Sam then gets transported to the land of Good Luck, which of course is filled with a community of leprechauns, cats, rabbits, pigs, oh and a dragon, voiced by Jane Fonda. It’s a place where all the lucky pennies are made, naturally, and where good luck is made with the help of crystals, luck stones and of course a randomiser. Still following? And of course you can take a lift down to Bad Luck, where, yes, bad luck is made. Because you can’t have one without the other apparently, despite being utter nonsense.

There are so many unnecessary elements, all of which are completely over-written, so much so that never has an animated feature been so exhausting to follow.

There’s also a simple solution that would have saved everyone, and that’s if Sam simply waited three years to adopted the young girl herself. We’re sure she would receive plenty of glowing references, just so that none of us need to have been subjected to this utter dud.

And then there are the performances; the character of Sam is unbelievably generic, in both terms of physical appearance and voice. She is woefully bland, and is instantly forgettable. Unlike some of the accents.

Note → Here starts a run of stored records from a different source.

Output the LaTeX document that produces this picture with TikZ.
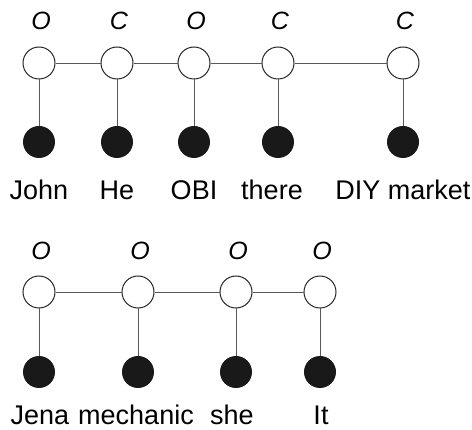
\documentclass[tikz,border=0pt]{standalone}
\usepackage{fontspec}
\setmainfont{Liberation Sans}

\begin{document}
\begin{tikzpicture}[x=1pt,y=-1pt,
  state/.style={circle,draw=black!85,line width=1pt,fill=white,minimum size=32pt,inner sep=0pt},
  obs/.style={circle,fill=black!90,minimum size=32pt,inner sep=0pt},
  tag/.style={anchor=base,inner sep=1pt,font=\fontsize{25}{28}\selectfont\itshape},
  word/.style={anchor=base,inner sep=1pt,font=\fontsize{27}{30}\selectfont},
  link/.style={draw=black!65,line width=0.9pt}]
\useasboundingbox (0,0) rectangle (472,430);

% first sentence
\node[state] (john) at (39,63) {};
\node[state] (he) at (117,63) {};
\node[state] (obi) at (194,63) {};
\node[state] (there) at (278,63) {};
\node[state] (diy) at (403,63) {};

\node[obs] (johnw) at (39,142) {};
\node[obs] (hew) at (117,142) {};
\node[obs] (obiw) at (194,142) {};
\node[obs] (therew) at (278,142) {};
\node[obs] (diyw) at (403,142) {};

\node[tag] (johnt) at (41,30) {O};
\node[tag] (het) at (119,30) {C};
\node[tag] (obit) at (196,30) {O};
\node[tag] (theret) at (280,30) {C};
\node[tag] (diyt) at (405,30) {C};

\node[word] (johnl) at (39,200) {John};
\node[word] (hel) at (117,200) {He};
\node[word] (obil) at (194,200) {OBI};
\node[word] (therel) at (272,200) {there};
\node[word] (diyl) at (403,200) {DIY market};

\draw[link] (john) -- (he) -- (obi) -- (there) -- (diy);
\draw[link] (john) -- (johnw);
\draw[link] (he) -- (hew);
\draw[link] (obi) -- (obiw);
\draw[link] (there) -- (therew);
\draw[link] (diy) -- (diyw);

% second sentence
\node[state] (jena) at (39,292) {};
\node[state] (mech) at (138,292) {};
\node[state] (she) at (236,292) {};
\node[state] (it) at (320,292) {};

\node[obs] (jenaw) at (39,372) {};
\node[obs] (mechw) at (138,372) {};
\node[obs] (shew) at (236,372) {};
\node[obs] (itw) at (320,372) {};

\node[tag] (jenat) at (41,260) {O};
\node[tag] (mecht) at (140,260) {O};
\node[tag] (shet) at (238,260) {O};
\node[tag] (itt) at (322,260) {O};

\node[word] (jenal) at (40,425) {Jena};
\node[word] (mechl) at (136,425) {mechanic};
\node[word] (shel) at (232,425) {she};
\node[word] (itl) at (321,425) {It};

\draw[link] (jena) -- (mech) -- (she) -- (it);
\draw[link] (jena) -- (jenaw);
\draw[link] (mech) -- (mechw);
\draw[link] (she) -- (shew);
\draw[link] (it) -- (itw);
\end{tikzpicture}
\end{document}
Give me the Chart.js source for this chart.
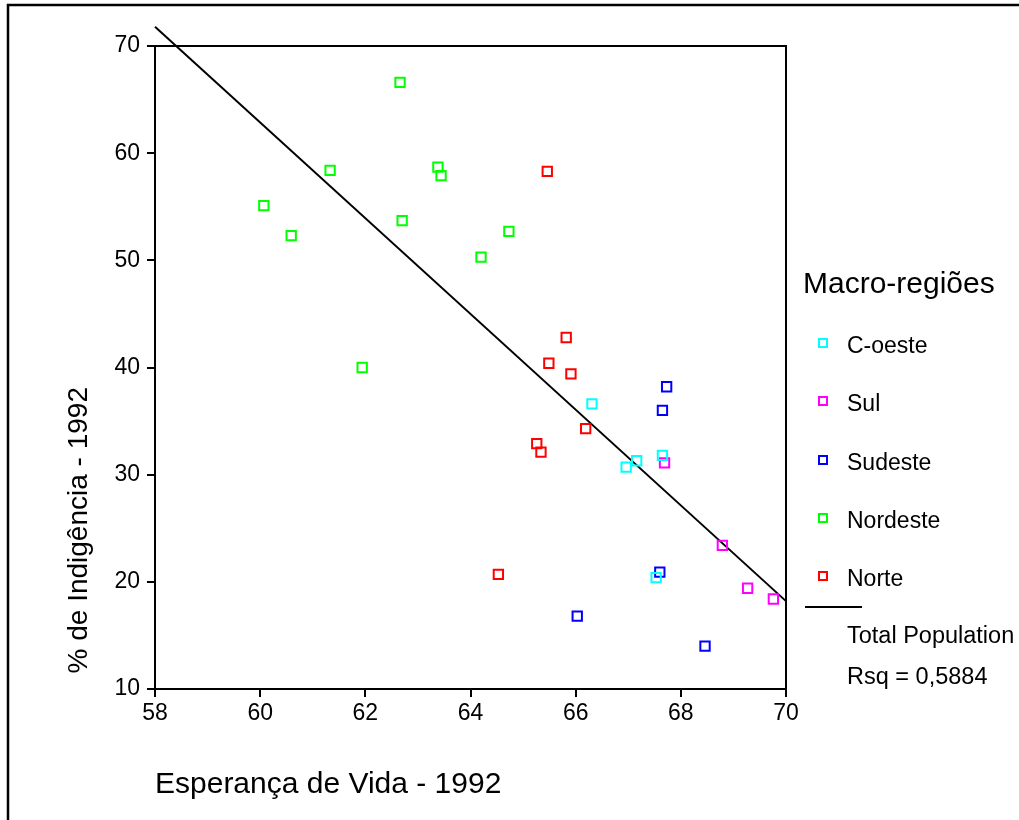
<!DOCTYPE html>
<html>
<head>
<meta charset="utf-8">
<script src="https://cdn.jsdelivr.net/npm/chart.js@4.4.0/dist/chart.umd.min.js"></script>
<style>
  html, body { margin: 0; padding: 0; background: #fff; }
  #wrap { width: 1019px; height: 820px; position: relative; }
</style>
</head>
<body>
<div id="wrap"><canvas id="myChart"></canvas></div>
<script>
// data: [esperança de vida, % indigência]
const regions = ['C-oeste', 'Sul', 'Sudeste', 'Nordeste', 'Norte'];
const regionColors = ['#00ffff', '#ff00ff', '#0000ff', '#00ff00', '#ff0000'];

const cOeste = [[66.31, 36.6], [67.16, 31.3], [66.96, 30.7], [67.65, 31.8], [67.53, 20.4]];
const sul = [[67.69, 31.1], [68.79, 23.4], [69.27, 19.4], [69.76, 18.4]];
const sudeste = [[67.73, 38.2], [67.65, 36.0], [67.60, 20.9], [66.03, 16.8], [68.46, 14.0]];
const nordeste = [[62.66, 66.6], [61.33, 58.4], [63.38, 58.7], [63.44, 57.9], [60.07, 55.1],
                  [62.70, 53.7], [60.59, 52.3], [64.73, 52.7], [64.20, 50.3], [61.94, 40.0]];
const norte = [[65.46, 58.3], [65.82, 42.8], [65.49, 40.4], [65.91, 39.4], [66.19, 34.3],
               [65.26, 32.9], [65.34, 32.1], [64.53, 20.7]];

// fit line (Total Population) end points
const fitLine = [[58, 71.8], [70, 18.2]];
const rsqText = 'Rsq = 0,5884';

const xTicks = [58, 60, 62, 64, 66, 68, 70];
const yTicks = [10, 20, 30, 40, 50, 60, 70];

const FONT = 'Liberation Sans';

function toPoints(arr) {
    return arr.map(p => ({ x: p[0], y: p[1] }));
}

const seriesData = [cOeste, sul, sudeste, nordeste, norte];

const datasets = seriesData.map((s, i) => ({
    label: regions[i],
    data: toPoints(s),
    pointStyle: 'rect',
    pointRadius: 6.6,
    pointBorderWidth: 2,
    pointBackgroundColor: 'rgba(0,0,0,0)',
    pointBorderColor: regionColors[i],
    showLine: false
}));

datasets.push({
    label: 'Total Population',
    data: toPoints(fitLine),
    showLine: true,
    borderColor: '#000',
    borderWidth: 2,
    pointRadius: 0,
    clip: false
});

// frame of the plot, outer border and the side legend
const extrasPlugin = {
    id: 'extras',
    afterDraw(chart) {
        const ctx = chart.ctx;
        const a = chart.chartArea;
        ctx.save();
        ctx.strokeStyle = '#000';
        ctx.lineWidth = 2;
        ctx.beginPath();
        ctx.moveTo(a.left, a.top);
        ctx.lineTo(a.right, a.top);
        ctx.lineTo(a.right, a.bottom);
        ctx.stroke();

        ctx.lineWidth = 2.5;
        ctx.beginPath();
        ctx.moveTo(8, 820);
        ctx.lineTo(8, 5);
        ctx.lineTo(1019, 5);
        ctx.stroke();

        ctx.fillStyle = '#000';
        ctx.textBaseline = 'middle';
        ctx.textAlign = 'left';
        ctx.font = '30px "' + FONT + '"';
        ctx.fillText('Macro-regiões', 803, 285);

        const rowY = [343, 401, 460, 518, 576];
        ctx.font = '23px "' + FONT + '"';
        regions.forEach((r, i) => {
            ctx.strokeStyle = regionColors[i];
            ctx.lineWidth = 2;
            ctx.strokeRect(819, rowY[i] - 4, 8, 8);
            ctx.fillStyle = '#000';
            ctx.fillText(r, 847, rowY[i] + 4);
        });

        ctx.strokeStyle = '#000';
        ctx.lineWidth = 2;
        ctx.beginPath();
        ctx.moveTo(805, 607);
        ctx.lineTo(862, 607);
        ctx.stroke();

        ctx.font = '23.5px "' + FONT + '"';
        ctx.fillText('Total Population', 847, 637);
        ctx.fillText(rsqText, 847, 678);
        ctx.restore();
    }
};

const ctx = document.getElementById('myChart').getContext('2d');
const myChart = new Chart(ctx, {
    type: 'scatter',
    data: { datasets: datasets },
    options: {
        responsive: true,
        maintainAspectRatio: false,
        animation: false,
        layout: { padding: { left: 0, right: 233, top: 46, bottom: 0 } },
        plugins: {
            legend: { display: false },
            tooltip: { enabled: false }
        },
        scales: {
            x: {
                type: 'linear',
                min: 58,
                max: 70,
                afterBuildTicks: scale => { scale.ticks = xTicks.map(v => ({ value: v })); },
                afterFit: scale => { scale.height = 131; },
                grid: { drawOnChartArea: false, drawTicks: true, tickLength: 8, color: '#000', lineWidth: 2 },
                border: { color: '#000', width: 2 },
                ticks: { color: '#000', padding: 3, font: { family: FONT, size: 23 } },
                title: {
                    display: true,
                    text: 'Esperança de Vida - 1992',
                    align: 'start',
                    color: '#000',
                    font: { family: FONT, size: 30 },
                    padding: { top: 0, bottom: 17 }
                }
            },
            y: {
                type: 'linear',
                min: 10,
                max: 70,
                afterBuildTicks: scale => { scale.ticks = yTicks.map(v => ({ value: v })); },
                afterFit: scale => { scale.width = 155; },
                grid: { drawOnChartArea: false, drawTicks: true, tickLength: 8, color: '#000', lineWidth: 2 },
                border: { color: '#000', width: 2 },
                ticks: { color: '#000', padding: 7, font: { family: FONT, size: 23 } },
                title: {
                    display: true,
                    text: '  % de Indigência - 1992',
                    align: 'start',
                    color: '#000',
                    font: { family: FONT, size: 28 },
                    padding: { top: 62, bottom: 0 }
                }
            }
        }
    },
    plugins: [extrasPlugin]
});
</script>
</body>
</html>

The biggest offenders are those actors who clearly aren’t Irish, delivering what can be best described as borderline offensive. Their attempt at sounding authentic is about as Irish as Chow Mein. if ever there was a case for cultural appropriation, it can be heard here.

And then there’s Pegg’s Scottish accent; considering his Scotty from Star Trek was dubious at best, things have gone from bad to baddest here. If there’s any justice, who won’t ever be allowed back in Scotland again.

You would hope then that the animation would be its saving grace. But your hope would be severely misplaced. Although its overall look is above average, its locations are confusing, with many made up of moving platforms as if it wanted to be a video game.